Vision 2025 loading now
Energy

GLASTONBURY FESTIVAL

Comprehensive Energy Monitoring Project with Agrekko and UWE

Glastonbury Festival has been running since 1970, it has a capacity of 187,000 and runs annually for 5 days in June. As a large festival Glastonbury needs a lot of power, but the sustainability team at the festival set out to identify the environmental impacts of burning large volumes of diesel to generate this power and find ways of reducing them.

Since 2014, Glastonbury Festival, under the direction of Sustainable Energy Project Manager Rob Scully,  have been has been carrying out a comprehensive energy-monitoring project in partnership with power contractor Aggreko and researchers at the University of the West of England (UWE). At each edition of the festival they monitor the output of generators onsite and analyse the data to see how efficiently the generators were being used in order to help specify correct sized generators for future festivals and to investigate energy saving and fuel saving options.

For the monitoring project a project office was set up right in the heart of the festival, in the power compound behind the Pyramid Stage. From this base, 126 generators on site were monitored wirelessly using the Aggreko Remote Monitoring system (ARM). A small team of engineering students and research staff also went out into the site to study particular areas in more depth. There were over 5 million items of data recorded in the monitoring allowing them to plot the ‘real time’ output for each machine.

The findings showed that a large proportion of the generators monitored were significantly oversized for their purpose. The most efficient range to run a generator is in a range of 40-80% of the capacity of the machine, at this ‘load’ the relationship between how much power you generate and how much fuel you burn is fairly linear. When the load on a generator reaches about 30% of the machine size the amount of diesel being burnt per kW of power produced starts to go up. A generator running below 10% of capacity is very inefficient and can effectively be wasting 60% or more of the diesel per kWh of energy used.

In order to ensure efficient peak loads on generators at Glastonbury Festival Aggreko uses ‘power stations’ to create power zones in some areas of the site – these stations are a grouped set of generators that are turned on as power demand goes up and then are turned off at times of low demand.

To further increase efficiency Glastonbury also trialled using battery hybrid units onsite, which store energy in onboard battery banks to be used during periods of low demand. The hybrid switches off the main generator automatically when demand drops and silently takes up the load, it can then restart the generator when the batteries are depleted or when demand outstrips capacity. It can also act as a UPS (uninterruptible power supply), stepping in to ensure continuity of base load if the generator stops unexpectedly.

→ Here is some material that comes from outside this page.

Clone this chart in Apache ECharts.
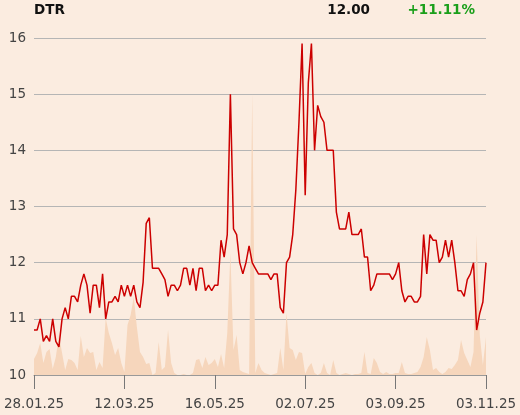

The main challenge with using hybrid units was identifying areas with a suitable load profile, i.e. places with reasonable periods of low demand when the generator could be switched off and battery power could be used. Areas where these conditions were met included build & break operations and vehicle gates. Before the installation of the hybrid battery units the generators in these areas were running inefficiently, they were on 24 hours per day to maintain continuity of power but were producing very low energy (kWh) per hour of runtime — only 1-4 kWh per hour. After installing the hybrid units the generators were switched off automatically drastically reducing runtime to just 2-4 hours per day in order to produce the same amount of energy. This energy was then distributed from the hybrid unit’s battery storage over the course of the day leading to a much higher kWh per hour of generator runtime — up to 130 kWh per hour.

For areas of the site where the power demands are very low Glastonbury have also had success in powering them completely with renewable energy. In the Green Fields coordinators camp they have used a 1.5 kW solar unit with 22 kWh of battery storage to run the area without problems. Previously, the camp was connected by a long cable to share a diesel generator in another field, and had experienced power outages when that machine stopped. So we can see that when correctly matched with the demand, renewables can actually be more reliable than a conventional diesel generator setup.